Review the material and extract every line in which the word "this" occurs.

— start Data for the task —

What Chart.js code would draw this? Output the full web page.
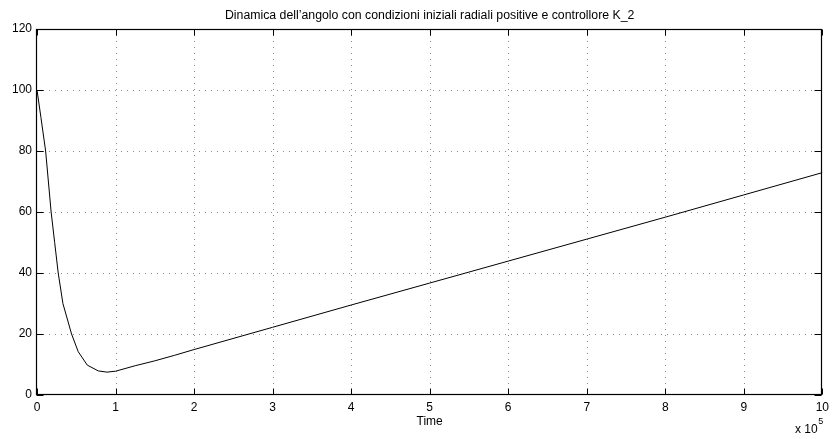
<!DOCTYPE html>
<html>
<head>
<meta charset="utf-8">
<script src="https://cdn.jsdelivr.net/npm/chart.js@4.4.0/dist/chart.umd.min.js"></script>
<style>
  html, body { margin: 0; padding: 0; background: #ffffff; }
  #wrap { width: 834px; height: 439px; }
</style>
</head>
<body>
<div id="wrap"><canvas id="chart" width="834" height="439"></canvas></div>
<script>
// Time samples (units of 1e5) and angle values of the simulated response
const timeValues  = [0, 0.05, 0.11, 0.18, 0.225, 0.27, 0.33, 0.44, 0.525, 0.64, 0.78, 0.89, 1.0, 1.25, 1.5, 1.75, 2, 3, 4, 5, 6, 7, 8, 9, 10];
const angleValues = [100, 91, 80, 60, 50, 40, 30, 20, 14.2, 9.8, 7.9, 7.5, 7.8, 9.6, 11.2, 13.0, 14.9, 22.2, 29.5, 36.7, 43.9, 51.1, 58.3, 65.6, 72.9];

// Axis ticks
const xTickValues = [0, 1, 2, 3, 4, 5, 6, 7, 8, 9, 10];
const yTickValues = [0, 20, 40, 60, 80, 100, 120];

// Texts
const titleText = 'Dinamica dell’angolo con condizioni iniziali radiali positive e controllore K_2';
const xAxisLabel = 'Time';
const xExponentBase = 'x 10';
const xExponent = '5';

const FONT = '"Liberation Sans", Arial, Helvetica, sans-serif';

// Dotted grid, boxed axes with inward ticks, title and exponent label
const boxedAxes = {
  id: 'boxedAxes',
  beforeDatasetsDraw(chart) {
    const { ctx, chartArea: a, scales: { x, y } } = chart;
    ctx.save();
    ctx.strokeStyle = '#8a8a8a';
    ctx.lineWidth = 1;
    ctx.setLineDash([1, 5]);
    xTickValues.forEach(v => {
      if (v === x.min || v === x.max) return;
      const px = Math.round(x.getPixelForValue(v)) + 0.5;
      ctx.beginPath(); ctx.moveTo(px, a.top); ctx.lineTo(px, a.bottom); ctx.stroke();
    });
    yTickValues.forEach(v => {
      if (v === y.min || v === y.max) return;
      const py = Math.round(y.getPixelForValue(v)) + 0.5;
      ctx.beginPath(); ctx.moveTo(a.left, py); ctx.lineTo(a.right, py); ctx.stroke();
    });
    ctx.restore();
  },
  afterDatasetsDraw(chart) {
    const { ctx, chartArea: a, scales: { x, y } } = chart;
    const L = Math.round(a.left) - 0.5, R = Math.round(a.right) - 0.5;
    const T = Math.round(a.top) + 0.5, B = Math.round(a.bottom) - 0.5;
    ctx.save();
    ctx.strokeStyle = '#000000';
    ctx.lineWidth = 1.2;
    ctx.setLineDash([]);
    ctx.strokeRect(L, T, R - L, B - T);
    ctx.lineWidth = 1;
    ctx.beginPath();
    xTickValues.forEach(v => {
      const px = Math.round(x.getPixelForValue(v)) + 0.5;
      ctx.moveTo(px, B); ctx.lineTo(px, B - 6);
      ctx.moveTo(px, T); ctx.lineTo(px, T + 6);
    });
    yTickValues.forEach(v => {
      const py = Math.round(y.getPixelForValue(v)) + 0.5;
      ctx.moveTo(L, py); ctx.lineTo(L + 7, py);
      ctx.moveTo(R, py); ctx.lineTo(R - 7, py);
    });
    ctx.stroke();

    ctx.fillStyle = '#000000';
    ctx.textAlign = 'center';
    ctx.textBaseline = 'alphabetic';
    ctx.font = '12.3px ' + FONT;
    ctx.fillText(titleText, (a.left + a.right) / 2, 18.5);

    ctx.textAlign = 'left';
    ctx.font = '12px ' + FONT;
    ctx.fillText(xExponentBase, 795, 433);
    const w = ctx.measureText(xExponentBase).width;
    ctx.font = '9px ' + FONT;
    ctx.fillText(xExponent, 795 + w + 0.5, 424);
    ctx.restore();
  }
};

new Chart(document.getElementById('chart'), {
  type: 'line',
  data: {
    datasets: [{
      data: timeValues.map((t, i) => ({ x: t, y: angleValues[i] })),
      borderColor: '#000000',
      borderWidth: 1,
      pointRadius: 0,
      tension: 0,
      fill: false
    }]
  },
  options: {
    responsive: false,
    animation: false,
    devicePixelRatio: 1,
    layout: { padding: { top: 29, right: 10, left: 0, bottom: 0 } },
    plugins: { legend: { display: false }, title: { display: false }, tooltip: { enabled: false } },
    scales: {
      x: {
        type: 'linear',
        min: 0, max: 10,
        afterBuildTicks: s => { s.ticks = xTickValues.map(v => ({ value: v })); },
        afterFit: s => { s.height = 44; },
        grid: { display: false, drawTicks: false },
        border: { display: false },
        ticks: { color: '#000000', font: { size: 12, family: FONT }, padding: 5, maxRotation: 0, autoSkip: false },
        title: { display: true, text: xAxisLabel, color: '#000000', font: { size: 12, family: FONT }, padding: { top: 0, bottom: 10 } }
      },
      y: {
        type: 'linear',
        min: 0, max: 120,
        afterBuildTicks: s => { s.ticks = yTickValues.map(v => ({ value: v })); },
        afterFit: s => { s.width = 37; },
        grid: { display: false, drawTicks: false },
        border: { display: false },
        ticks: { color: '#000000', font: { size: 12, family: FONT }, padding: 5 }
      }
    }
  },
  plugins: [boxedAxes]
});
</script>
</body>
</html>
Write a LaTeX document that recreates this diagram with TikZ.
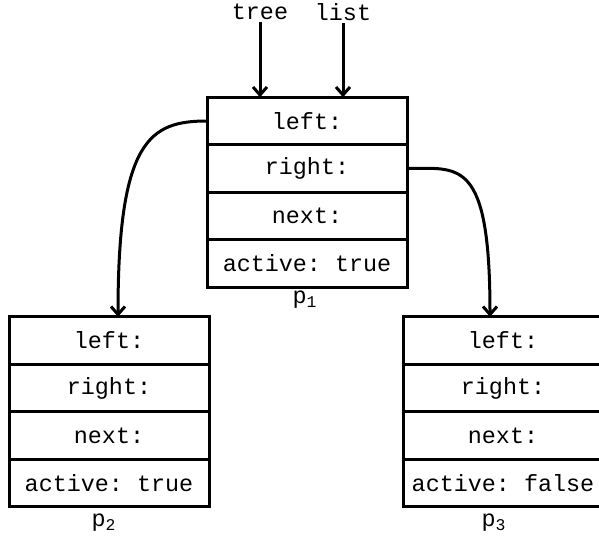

— end Data for the task —

The result —
What Chart.js code would draw this? Output the full web page.
Write a LaTeX document that recreates this diagram with TikZ.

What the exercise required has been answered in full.